Zi’ monaco ‘o ‘mbriacone

Foto di Reinhard Thrainer da Pixabay

Qualche settimana fa analizzammo la canzone “’A rumba d’ ‘e scugnizze”, evidenziando i diversi mestieri richiamati e le relative “voci”.

Tra le diverse segnalammo ‘o zi’ monaco ‘o ‘mbriacone (il monaco ubriacone) classificando la stessa come un apprezzamento rivolto a qualcuno amante del bere, forse anche in modo smisurato.

Il vino è sempre piaciuto a tutti, sin dai tempi di Noè (ricordate che il patriarca fu scoperto ubriaco durante la sua permanenza sulla famosa Arca?).

In particolare la vite è stata per lungo tempo un misuratore della capacità economica di un popolo: gli antichi centurioni romani, ad esempio, durante le loro avanzate per la conquista di nuovi territori portavano sempre con se un tralcio di vite da piantare.

Secondo “Vino Caput Mundi”, che vi consiglio di leggere, gran parte del vino oggi prodotto altro non è che una mutazione di un solo vitigno, il Taburno, che noi abbiamo a pochi chilometri da casa. In pratica ben 78 vitigni coltivati oggi in Europa hanno un antico genitore comune: il vitigno affidato da un imperatore romano alle sue legioni… Barolo, Bardolino, Champagne: tutti deriverebbero quindi dallo stesso vitigno: straordinario!

Nel napoletano la produzione di questo nettare è stata sempre eccellente ed oggi molti vini campani sono DOCG.

Ma non divaghiamo: stavamo parlando di questo strano personaggio.

lacryma-christiPerché per definire un beone lo apostrofiamo in tal modo?

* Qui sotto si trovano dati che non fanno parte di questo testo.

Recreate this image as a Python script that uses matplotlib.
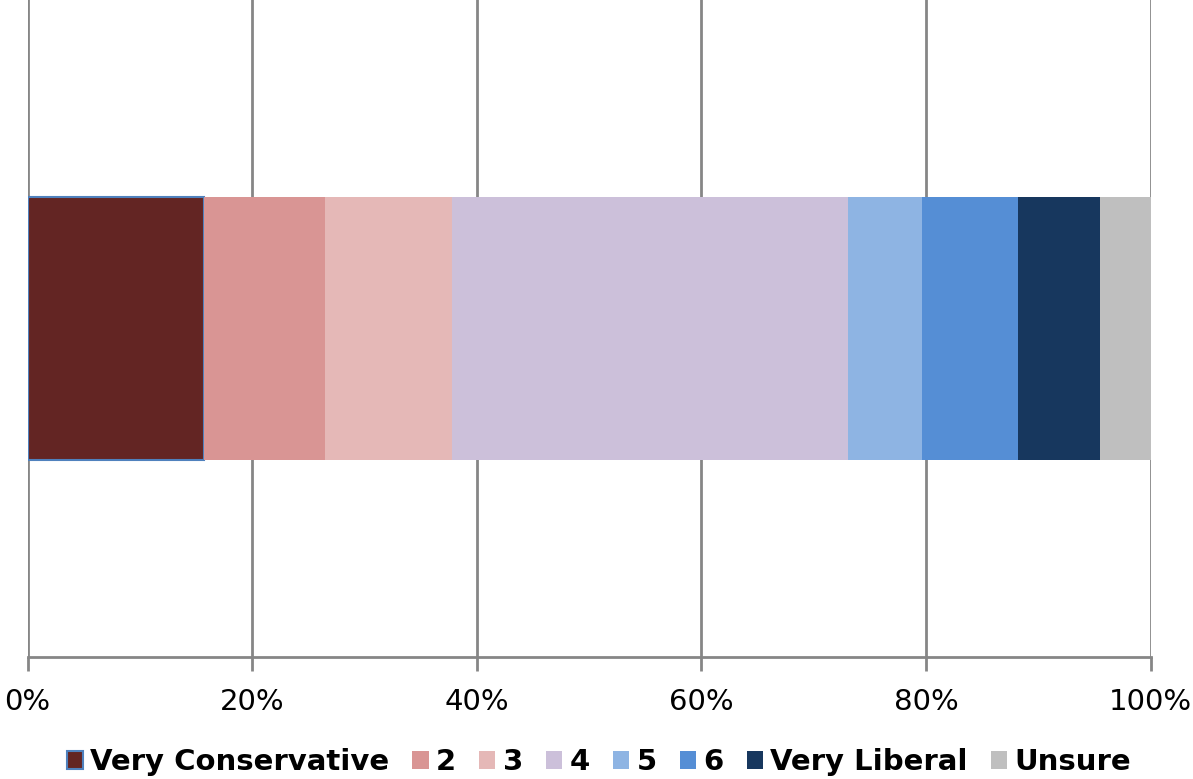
import matplotlib
matplotlib.use("Agg")
import matplotlib.pyplot as plt
from matplotlib.ticker import FuncFormatter

categories = ["Very Conservative", "2", "3", "4", "5", "6", "Very Liberal", "Unsure"]
values = [15.72, 10.77, 11.31, 35.26, 6.59, 8.55, 7.30, 4.50]
colors = ["#632523", "#D99594", "#E5B8B7", "#CCC0DA", "#8EB4E3", "#558ED5", "#17375E", "#BFBFBF"]
xticks = [0, 20, 40, 60, 80, 100]

fig = plt.figure(figsize=(11.93, 7.79), dpi=100)
W, H = 1193, 779
ax = fig.add_axes([27.5 / W, (H - 657) / H, (1150.5 - 27.5) / W, 657 / H])

left = 0
for i, (cat, v, c) in enumerate(zip(categories, values, colors)):
    if i == 0:
        ax.barh([0], [v], left=left, height=0.4, color=c, edgecolor="#4F81BD",
                linewidth=1.5, label=cat, zorder=3)
    else:
        ax.barh([0], [v], left=left, height=0.4, color=c, linewidth=0,
                label=cat, zorder=3)
    left += v

ax.set_xlim(0, 100)
ax.set_ylim(-0.5, 0.5)
ax.set_xticks(xticks)
ax.xaxis.set_major_formatter(FuncFormatter(lambda x, p: f"{int(x)}%"))
ax.set_yticks([])
ax.grid(axis="x", color="#868686", linewidth=2, zorder=0)
for s in ["top", "right", "left"]:
    ax.spines[s].set_visible(False)
ax.spines["bottom"].set_color("#868686")
ax.spines["bottom"].set_linewidth(2)
ax.tick_params(axis="x", direction="out", length=10, width=2, color="#868686",
               labelsize=21, pad=12, labelcolor="black")

leg = fig.legend(loc="lower center", ncol=8, frameon=False,
                 bbox_to_anchor=(0.502, -0.03),
                 prop={"weight": "bold", "size": 21},
                 handlelength=0.55, handleheight=0.55, handletextpad=0.25,
                 columnspacing=0.8)

fig.savefig("out.png", dpi=100)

Tutto prende origine dal Lacryma Christi (vino bianco secco del Vesuvio) che veniva prodotto alle falde del vulcano da alcuni monaci.

A confortare questa tesi il fatto che le diocesi napoletane erano proprietarie di vasti terreni, derivanti da lasciti, tanto che molti dei paesi di quella zona prendono il proprio nome da un santo (ad esempio San Sebastiano al Vesuvio, Sant’Anastasia, San Giuseppe Vesuviano, San Giorgio a Cremano e altri ancora).

Ovviamente i campi non venivano lavorati dai prelati, in ben altre faccende affacendati, ma venivano dati in gestione a contadini dietro corrispettivo in natura (una quota percentuale del raccolt0, ad esempio).

Della serie “fidarsi è bene non fidarsi é meglio”, durante il periodo della vendemmia o della mietitura, le diocesi mandavano qualcuno di fiducia a verificare che tutto quadrasse e che fosse pagato il giusto corrispettivo.

Non solo, per la vinificazione si avevano due stadi: uno iniziale dal quale si ricavava un vino consistente (binum mustum mundum) che spettava al padrone delle terre, ed una seconda nella quale si produceva un prodotto scadente, annacquato, frutto dell’ulteriore spremitura dai raspi.

In genere a verificare che non ci fossero travasi di liquido, veniva inviato un delegato, generalmente un monaco, al quale era affidato l’incarico di testare la qualità del vino certificando che nessuna frode fosse stata prodotta.

Si sa che al contadino viene attribuita una particolare intelligenza, per cui, per distrarre il controllore lo si faceva bere e mangiare a iosa, affinchè lo stesso chiudesse un occhio.

Ovviamente il bere dava al frate, di per sé ben nutrito, anche la particolare colorazione delle gote e l’aspetto alticcio: da qui la definizione di zì moneco ‘o ‘mbriacone.

Per traslato è zì monaco chi se la beve, superando qualche limite lecito di sobrietà!